Notre collègue Audrey Lemieux vient tout juste de faire paraître son troisième livre, un roman intitulé Rudesse :

«“Nous ferons cavalière seule. Laisserons dans notre sillage une poussière cinglante, mémoire de terre sèche et craquelée.”

Ils n’ont pas de nom, ces enfants nés sur la ferme de leurs parents, dans un paysage vaste, déployé, sans commencement ni fin. Ils sont, filles et garçon, “de la même peau”. Autosuffisants. Sans amis. Seuls – avec un père et une mère impitoyables. Dressés pour obéir, pour endurer, ils partagent le même fonds obscur, la même “fierté de souffrir”.

Pendant que le frère fait des anges dans la gravelle, les filles, les unes après les autres, partent à la ville. Mais elles restent, malgré elles, enchaînées aux terres plates et râpeuses, reliées par les nerfs, par les fils électriques, à la colère qui crépite.

Dans une langue d’une âpre beauté, d’une clarté saisissante, Audrey Lemieux donne à ce portrait de famille des couleurs tragiques et fabuleuses.» (http://www.lemeac.com/catalogue/3013-rudesse.html)

Configuration de la mort

LEMIEUX, Audrey,
L’ossuaire,
Leméac,
2017

Dans ce récit hanté par la mort, chaque lieu est presque un personnage à part entière.

À commencer par la ville de Kutná Hora, non loin de Prague, et dont les mystérieuses sonorités résonnent en ouverture :

À Kutná Hora, ce n’est pas l’heure de la prière, car on ne prie pas. À Kutná Hora, sur les pavés inégaux, la foule avance lentement. On n’entend que le chuintement des semelles et le clapotis des flaques d’eau. Les hommes et les femmes, malgré la pluie, arrivent nombreux par le train. À quel appel répondent-ils ? Comment savoir ? Les parapluies s’entassent, les cirés s’imbibent – tout le monde prend froid. Il faut attendre son tour avant de franchir les portes de l’ossuaire, avant d’entrer dans la bouche de ce grand crâne qui en contient tant d’autres.

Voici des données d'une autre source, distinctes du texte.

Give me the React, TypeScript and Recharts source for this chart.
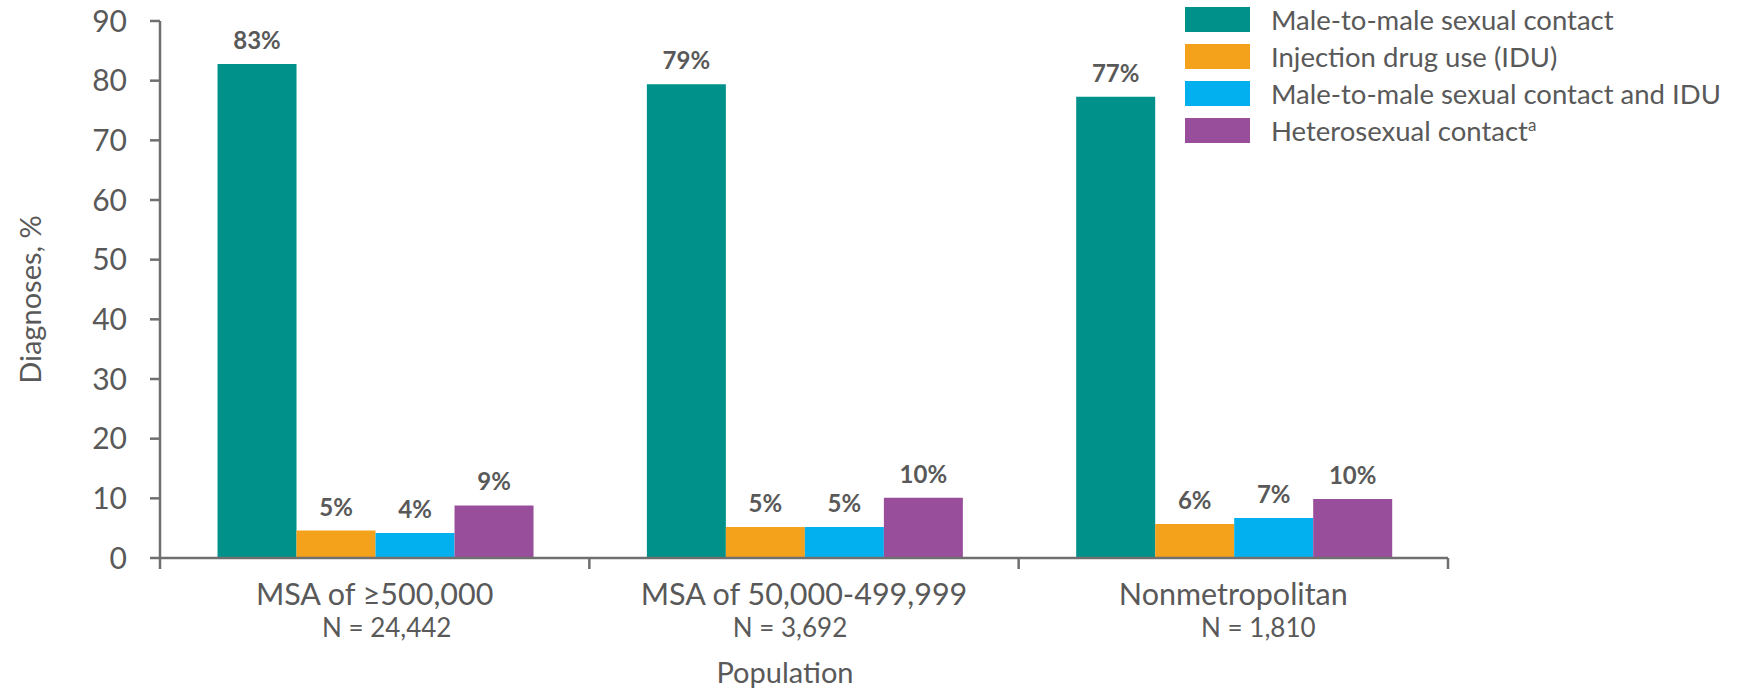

Et moi qui en sors, je ne comprends pas le tchèque, mais je sais ce que les os racontent, j’ai vu le ravage de la peste noire, quarante mille corps épars et mêlés au hasard des sculptures.

Puis, il y a l’épicerie où la narratrice est employée comme caissière, la maison de campagne où elle habite avec sa mère et la ferme du voisin, homme de peu de mots, mais avec lequel elle semble avoir noué un lien particulier, plus authentique. Même la côte du chemin Saint-Louis, qu’il lui faut gravir, à bicyclette, entre le travail et la maison, participe à la construction de l’effet de réel. Ce sont aussi, sans doute, les nombreuses notations visuelles, tactiles ou olfactives, sillonnant le récit, qui donnent vie à l’espace, à ce no man’s land. On croirait y être tant les sensations de la narratrice envahissent le lecteur à son tour, restent vives à sa mémoire.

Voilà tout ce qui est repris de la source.